Roundy's: Raising Bullish Outlook From Dominick's Acquisitions

| About: Roundy's Supermarkets, (RNDY)

In our original Roundy's (RNDY) article, we performed a valuation analysis of its two separate business models: its low-end grocery chains and its high-end Mariano's stores. In it, we made the following assumptions:

  1. Roundy's will unlock significant shareholder value by growing its high-margin Mariano's chain
  2. Mariano's growth would be approximately five stores per year for the foreseeable future
  3. Growth capital expenditures might come cheaply due to Safeway's recent decision to exit the Chicago Dominick's business

While it makes sense that management would buy Dominick's properties across the Chicagoland area, the acceleration is far greater than we expected. Accordingly, we will review our change in outlook. We begin by summarizing management's conference call and press release:

  • Roundy's has signed a definitive agreement to acquire 11 Dominick's stores from Safeway in a $36 million cash and lease assumption transaction.

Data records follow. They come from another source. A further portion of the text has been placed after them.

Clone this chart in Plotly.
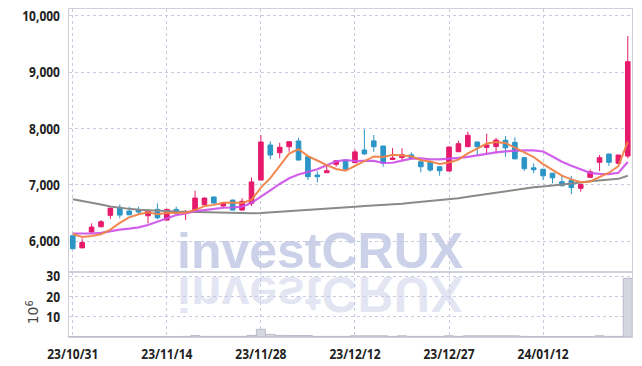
import plotly.graph_objects as go

dates = ["23/10/31","23/11/01","23/11/02","23/11/03","23/11/06","23/11/07","23/11/08","23/11/09","23/11/10","23/11/13",
         "23/11/14","23/11/15","23/11/16","23/11/17","23/11/20","23/11/21","23/11/22","23/11/23","23/11/24","23/11/27",
         "23/11/28","23/11/29","23/11/30","23/12/01","23/12/04","23/12/05","23/12/06","23/12/07","23/12/08","23/12/11",
         "23/12/12","23/12/13","23/12/14","23/12/15","23/12/18","23/12/19","23/12/20","23/12/21","23/12/22","23/12/26",
         "23/12/27","23/12/28","24/01/02","24/01/03","24/01/04","24/01/05","24/01/08","24/01/09","24/01/10","24/01/11",
         "24/01/12","24/01/15","24/01/16","24/01/17","24/01/18","24/01/19","24/01/22","24/01/23","24/01/24","24/01/25"]

open_ = [6095,5880,6160,6255,6457,6599,6533,6563,6450,6563,
         6373,6563,6503,6521,6645,6782,6622,6728,6551,6670,
         7083,7705,7568,7675,7776,7497,7172,7213,7362,7438,
         7391,7616,7778,7687,7448,7483,7530,7408,7415,7320,
         7243,7586,7675,7758,7663,7680,7790,7752,7480,7300,
         7276,7205,7053,7075,6936,7131,7398,7545,7380,7509]
high = [6100,6045,6315,6373,6590,6652,6610,6610,6545,6670,
        6575,6610,6551,6894,6775,6795,6690,6735,6759,7131,
        7882,7770,7746,7770,7834,7505,7238,7362,7440,7445,
        7628,7983,7882,7690,7651,7646,7575,7412,7420,7325,
        7680,7781,7941,7765,7906,7830,7864,7841,7490,7380,
        7280,7210,7154,7154,7010,7273,7527,7550,7530,9639]
low = [5864,5876,6150,6244,6391,6404,6460,6475,6315,6386,
       6370,6480,6373,6515,6635,6670,6615,6545,6545,6622,
       7080,7451,7469,7586,7438,7083,7043,7210,7320,7273,
       7385,7527,7583,7320,7440,7438,7460,7220,7231,7160,
       7240,7580,7670,7527,7545,7557,7497,7450,7243,7202,
       7083,7025,6975,6830,6876,7120,7243,7332,7370,7469]
close = [5864,5975,6249,6343,6586,6462,6467,6515,6533,6414,
         6563,6492,6521,6764,6764,6675,6681,6551,6705,7050,
         7758,7527,7665,7763,7438,7142,7142,7249,7426,7276,
         7583,7548,7675,7380,7474,7530,7474,7320,7261,7249,
         7669,7728,7877,7675,7705,7793,7655,7459,7285,7267,
         7158,7124,6982,6950,7007,7231,7480,7398,7527,9183]

ma_short = [6125,6075,6090,6120,6203,6323,6421,6475,6513,6478,
            6498,6503,6505,6551,6621,6643,6681,6687,6675,6732,
            6949,7118,7341,7553,7630,7507,7430,7347,7279,7247,
            7335,7416,7502,7492,7532,7521,7507,7436,7412,7367,
            7395,7445,7557,7640,7731,7756,7741,7657,7579,7492,
            7365,7259,7163,7096,7044,7059,7130,7213,7329,7764]
ma_mid = [6135,6130,6135,6145,6180,6205,6220,6245,6285,6341,
          6411,6462,6490,6532,6550,6571,6592,6596,6613,6677,
          6796,6900,7014,7114,7181,7228,7274,7344,7416,7439,
          7421,7423,7424,7386,7390,7428,7462,7469,7452,7449,
          7458,7476,7496,7526,7549,7575,7593,7607,7610,7611,
          7590,7500,7410,7338,7268,7212,7194,7188,7212,7404]
ma_long = [6741,6715,6685,6650,6615,6590,6572,6558,6548,6538,
           6532,6527,6523,6518,6510,6503,6497,6493,6492,6493,
           6500,6510,6520,6530,6538,6548,6560,6575,6585,6598,
           6610,6622,6630,6640,6650,6665,6680,6695,6705,6718,
           6735,6760,6785,6810,6840,6865,6890,6915,6935,6955,
           6970,6985,7000,7015,7040,7060,7075,7090,7105,7160]
volume = [0.2,0.2,0.2,0.2,0.2,0.2,0.2,0.2,0.2,0.2,
          0.2,0.2,0.3,0.7,0.3,0.3,0.3,0.3,0.3,0.8,
          3.8,1.3,0.8,0.7,0.7,0.7,0.3,0.3,0.3,0.3,
          0.6,0.6,0.6,0.6,0.3,0.6,0.3,0.3,0.3,0.3,
          0.6,0.3,0.6,0.6,0.6,0.6,0.6,0.6,0.3,0.2,
          0.2,0.2,0.2,0.2,0.2,0.2,0.6,0.3,0.3,28.9]

tick_dates = ["23/10/31","23/11/14","23/11/28","23/12/12","23/12/27","24/01/12"]
price_ticks = [6000,7000,8000,9000,10000]
vol_ticks = [10,20,30]

UP = "#e61a6b"
DOWN = "#2b95c7"
GRID = "#c9cae0"
AXL = "#cfd0dc"
FONT = "Open Sans, Roboto, sans-serif"

fig = go.Figure()
fig.add_trace(go.Scatter(x=dates, y=ma_long, mode="lines", line=dict(color="#8a8a8a", width=2),
                         xaxis="x", yaxis="y", hoverinfo="skip"))
fig.add_trace(go.Candlestick(x=dates, open=open_, high=high, low=low, close=close,
                             increasing=dict(line=dict(color=UP, width=1), fillcolor=UP),
                             decreasing=dict(line=dict(color=DOWN, width=1), fillcolor=DOWN),
                             whiskerwidth=0, xaxis="x", yaxis="y"))
fig.add_trace(go.Scatter(x=dates, y=ma_mid, mode="lines", line=dict(color="rgba(204,80,232,0.9)", width=2.2),
                         xaxis="x", yaxis="y", hoverinfo="skip"))
fig.add_trace(go.Scatter(x=dates, y=ma_short, mode="lines", line=dict(color="rgba(240,130,70,0.95)", width=2),
                         xaxis="x", yaxis="y", hoverinfo="skip"))
fig.add_trace(go.Bar(x=dates, y=volume, marker=dict(color="#d6d6e0", line=dict(color="#babac8", width=1)),
                     xaxis="x2", yaxis="y2"))

tickfont = dict(family=FONT, size=15, color="#222222", weight="bold")
xr = [-0.4, 59.45]

fig.update_layout(
    width=642, height=366,
    margin=dict(l=69, r=10, t=9, b=29, autoexpand=False),
    paper_bgcolor="white", plot_bgcolor="white",
    showlegend=False, bargap=0.04,
    xaxis=dict(type="category", domain=[0, 1], anchor="y", range=xr, autorange=False,
               rangeslider=dict(visible=False), showticklabels=False, automargin=False,
               tickmode="array", tickvals=tick_dates,
               showgrid=True, gridcolor=GRID, griddash="dot", gridwidth=1,
               showline=True, linecolor=AXL, linewidth=1, mirror=True, zeroline=False),
    xaxis2=dict(type="category", domain=[0, 1], anchor="y2", range=xr, autorange=False,
                tickmode="array", tickvals=tick_dates, ticktext=tick_dates, automargin=False,
                tickfont=tickfont, ticks="", ticklabelstandoff=3,
                showgrid=True, gridcolor=GRID, griddash="dot", gridwidth=1,
                showline=True, linecolor=AXL, linewidth=1, mirror=True, zeroline=False),
    yaxis=dict(domain=[0.198, 1], anchor="x", range=[5451, 10118], autorange=False, automargin=False,
               tickmode="array", tickvals=price_ticks, tickformat=",d",
               tickfont=tickfont, ticks="", ticklabelstandoff=5,
               showgrid=True, gridcolor=GRID, griddash="dot", gridwidth=1,
               showline=True, linecolor=AXL, linewidth=1, mirror=True, zeroline=False),
    yaxis2=dict(domain=[0, 0.198], anchor="x2", range=[0, 32], autorange=False, automargin=False,
                tickmode="array", tickvals=vol_ticks,
                tickfont=tickfont, ticks="", ticklabelstandoff=5,
                showgrid=True, gridcolor=GRID, griddash="dot", gridwidth=1,
                showline=True, linecolor=AXL, linewidth=1, mirror=True, zeroline=False),
    annotations=[
        dict(text="investCRUX", xref="paper", yref="paper", x=0.445, y=0.262,
             xanchor="center", yanchor="middle", showarrow=False,
             font=dict(family="Liberation Sans, Arial, sans-serif", size=50, weight="bold",
                       color="rgba(190,198,226,0.8)")),
        dict(text="investCRUX", xref="paper", yref="paper", x=0.445, y=0.132,
             xanchor="center", yanchor="middle", showarrow=False,
             font=dict(family="Liberation Sans, Arial, sans-serif", size=50, weight="bold",
                       color="rgba(200,206,230,0.5)")),
        dict(text="10<sup>6</sup>", xref="paper", yref="paper", x=-0.064, y=0.075,
             xanchor="center", yanchor="middle", showarrow=False, textangle=-90,
             font=dict(family="DejaVu Sans, sans-serif", size=14, color="#444444")),
    ],
)

post = """
document.body.style.margin = '0';
document.body.style.padding = '0';
var gd = document.getElementById('{plot_id}');
function flip(){
  var g = gd.querySelector('.annotation[data-index="1"] text');
  if (g) {
    g.style.transformBox = 'fill-box';
    g.style.transformOrigin = 'center';
    g.style.transform = 'scaleY(-1)';
  }
}
function condense(){
  gd.querySelectorAll('.xtick text, .x2tick text, .ytick text, .y2tick text').forEach(function(t){
    t.removeAttribute('textLength');
    t.removeAttribute('lengthAdjust');
    var w0 = t.getComputedTextLength();
    if (w0 > 0) {
      t.setAttribute('lengthAdjust', 'spacingAndGlyphs');
      t.setAttribute('textLength', (w0 * 0.8).toFixed(2));
    }
  });
}
flip(); condense();
if (gd.on) { gd.on('plotly_afterplot', function(){ flip(); condense(); }); }
"""

fig.write_html("out.html", post_script=post, config={"displayModeBar": False})
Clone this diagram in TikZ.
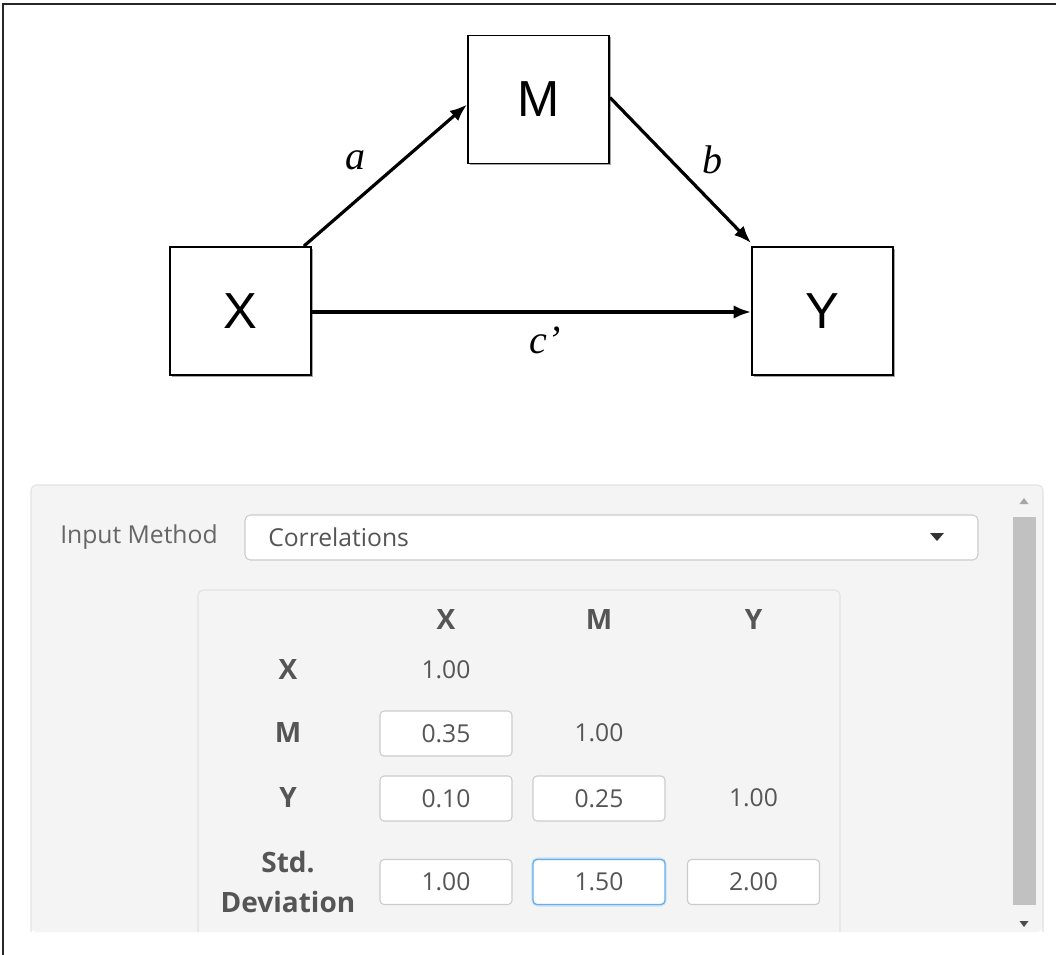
\documentclass[tikz,border=0pt]{standalone}
\usepackage{fontspec}
\setmainfont{Liberation Serif}
\newfontfamily\arialf{Liberation Sans}
\newfontfamily\osans{Open Sans}
\usetikzlibrary{shadows,calc,arrows.meta}
\definecolor{panelbg}{HTML}{F4F4F4}
\definecolor{panelline}{HTML}{E2E2E2}
\definecolor{boxline}{HTML}{CCCCCC}
\definecolor{txtgray}{HTML}{555555}
\definecolor{lblgray}{HTML}{666666}
\definecolor{focusblue}{HTML}{66AFE9}
\definecolor{glowblue}{HTML}{C9E1F5}
\definecolor{thumbgray}{HTML}{C1C1C1}
\begin{document}
\begin{tikzpicture}[x=0.75pt,y=-0.75pt,
  varbox/.style={draw=black, line width=1.4pt, fill=white, minimum width=105.75pt, minimum height=96pt, inner sep=0pt,
    font=\arialf\fontsize{38}{40}\selectfont,
    drop shadow={shadow xshift=1.2pt, shadow yshift=-1.2pt, opacity=0.35, fill=black}},
  arr/.style={line width=2.4pt, -{Latex[length=13pt,width=10pt]}},
  pathlbl/.style={font=\itshape\fontsize{30}{32}\selectfont},
  uitext/.style={font=\osans\fontsize{18.5}{22}\selectfont, text=txtgray, inner sep=0pt},
  uihead/.style={font=\osans\bfseries\fontsize{21}{30}\selectfont, text=txtgray, inner sep=0pt, align=center},
  cellbox/.style={draw=boxline, line width=0.8pt, fill=white, rounded corners=3pt, minimum width=99pt, minimum height=33.75pt, inner sep=0pt,
    font=\osans\fontsize{18.5}{22}\selectfont, text=txtgray},
  focusbox/.style={cellbox, draw=focusblue, line width=1pt}
]
\useasboundingbox (0,0) rectangle (1056,955);
\fill[white] (0,0) rectangle (1056,955);
% outer frame (top and left)
\draw[line width=1.5pt, black!85] (3,955) -- (3,4) -- (1056,4);

% ---- path diagram ----
\node[varbox] (M) at (538.5,99.5) {M};
\node[varbox] (X) at (240.5,311) {X};
\node[varbox] (Y) at (822.5,311) {Y};
\draw[arr] ($(X.north east)+(-8,0)$) -- ($(M.west)+(0,5)$);
\draw[arr] ($(M.east)+(0,-2)$) -- ($(Y.north west)+(0,-3)$);
\draw[arr] ($(X.east)+(0,1)$) -- ($(Y.west)+(0,1)$);
\node[pathlbl] (la) at (355,160) {a};
\node[pathlbl] (lb) at (712,160) {b};
\node[pathlbl] (lc) at (545,340) {c’};

% ---- input panel ----
\fill[panelbg, rounded corners=4pt] (31,485) rectangle (1043,932);
\draw[panelline, line width=0.8pt, rounded corners=4pt] (31,932) -- (31,485) -- (1043,485) -- (1043,932);
% scrollbar
\fill[thumbgray] (1013,517) rectangle (1036,905);
\fill[black!35] (1019.5,504) -- (1028.5,504) -- (1024,498) -- cycle;
\fill[black!70] (1019.5,921) -- (1028.5,921) -- (1024,927) -- cycle;

\node[uitext, text=lblgray, anchor=west] (im) at (60,537) {Input Method};
\node[draw=boxline, line width=0.8pt, fill=white, rounded corners=4pt, minimum width=549.75pt, minimum height=33.75pt, inner sep=0pt] (dd) at (611.5,537.5) {};
\node[uitext, anchor=west] (corr) at (268,537) {Correlations};
\fill[black!80] (930,533) -- (944,533) -- (937,541) -- cycle;

% inner table panel
\draw[panelline, line width=0.8pt, rounded corners=4pt] (198,932) -- (198,590) -- (840,590) -- (840,932);

% headers
\node[uihead] (hx) at (446,620) {X};
\node[uihead] (hm) at (599,620) {M};
\node[uihead] (hy) at (753.5,620) {Y};
\node[uihead] (rx) at (288,670) {X};
\node[uihead] (rm) at (288,733) {M};
\node[uihead] (ry) at (288,798) {Y};
\node[uihead] (rs) at (288,882) {Std.\\Deviation};

% values
\node[uitext] (vxx) at (446,670) {1.00};
\node[cellbox] (vmx) at (446,733.5) {0.35};
\node[uitext] (vmm) at (599,733) {1.00};
\node[cellbox] (vyx) at (446,798.5) {0.10};
\node[cellbox] (vym) at (599,798.5) {0.25};
\node[uitext] (vyy) at (753.5,798) {1.00};
\node[cellbox] (vsx) at (446,882) {1.00};
\draw[glowblue, line width=2.5pt, rounded corners=4pt] (533,859) rectangle (665,905);
\node[focusbox] (vsm) at (599,882) {1.50};
\node[cellbox] (vsy) at (753.5,882) {2.00};
\end{tikzpicture}
\end{document}
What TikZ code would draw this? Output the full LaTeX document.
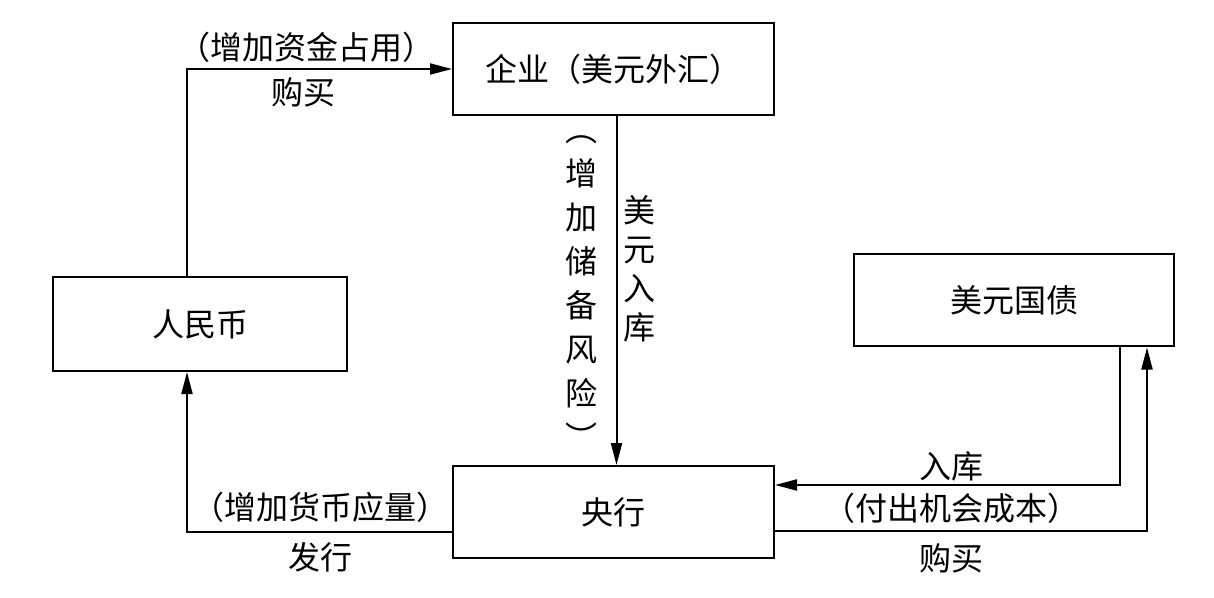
\documentclass[tikz,border=0pt]{standalone}
\usepackage{fontspec}
\newfontfamily\cjk{Noto Sans CJK SC}
\usetikzlibrary{arrows.meta}

\begin{document}
\begin{tikzpicture}[>={Triangle[length=11pt,width=5.5pt]},x=0.5pt,y=-0.5pt,line width=1pt,
    every node/.style={font=\cjk\fontsize{16}{22}\selectfont,inner sep=0pt},
    box/.style={draw,line width=1pt,minimum width=160.5pt,minimum height=46pt}]
    \useasboundingbox (0,0) rectangle (1214,598);
    % boxes
    \node[box] (qiye) at (613.5,69) {企业（美元外汇）};
    \node[box,minimum width=147pt,minimum height=47pt] (rmb) at (200,324) {人民币};
    \node[box,minimum width=160pt] (guozhai) at (1014,300.5) {美元国债};
    \node[box] (yanghang) at (613.5,512) {央行};
    % connectors
    \draw[->] ([xshift=-6.5pt]rmb.north) |- (qiye.west);
    \draw[->] ([xshift=1.5pt]qiye.south) -- ([xshift=1.5pt]yanghang.north);
    \draw[->] ([yshift=-10pt]yanghang.west) -| ([xshift=-6.5pt]rmb.south);
    \draw[->] ([xshift=53pt]guozhai.south) |- ([yshift=13.5pt]yanghang.east);
    \draw[->] ([yshift=-9.5pt]yanghang.east) -| ([xshift=66.5pt]guozhai.south);
    % labels
    \node (zhanyong) at (306,47) {（增加资金占用）};
    \node (goumai1) at (303,92) {购买};
    \node[align=center] (fengxian) at (581,293) {︵\\增\\加\\储\\备\\风\\险\\︶};
    \node[align=center,font=\cjk\fontsize{16}{19.5}\selectfont] (ruku1) at (639,269) {美\\元\\入\\库};
    \node (huobi) at (320,507) {（增加货币应量）};
    \node (faxing) at (320,557) {发行};
    \node (ruku2) at (951,466) {入库};
    \node (chengben) at (951,508) {（付出机会成本）};
    \node (goumai2) at (951,558) {购买};
\end{tikzpicture}
\end{document}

The transaction is expected to close in mid-December, 2013. All stores will be converted to the Mariano's banner in the Chicago metropolitan area.
  • Ten of the eleven stores will reopen in the first quarter of 2014, with longer-term improvements to come over the next 2-3 years. The eleventh store will undergo expansion and will take longer to come back on line.
  • The company intends to keep the organic growth assumptions constant (five per year for the foreseeable future). Management expects to operate 29 Mariano's stores by the end of 2014.
  • Roundy's will simultaneously close on a new (presumably lower cost) credit facility. While the details of the facility have not yet been released, we do know proceeds from this transaction will not only pay for the acquisition but also will be used to repay part of its existing first lien facility. Importantly, the company will be able to relax some key covenants on that facility.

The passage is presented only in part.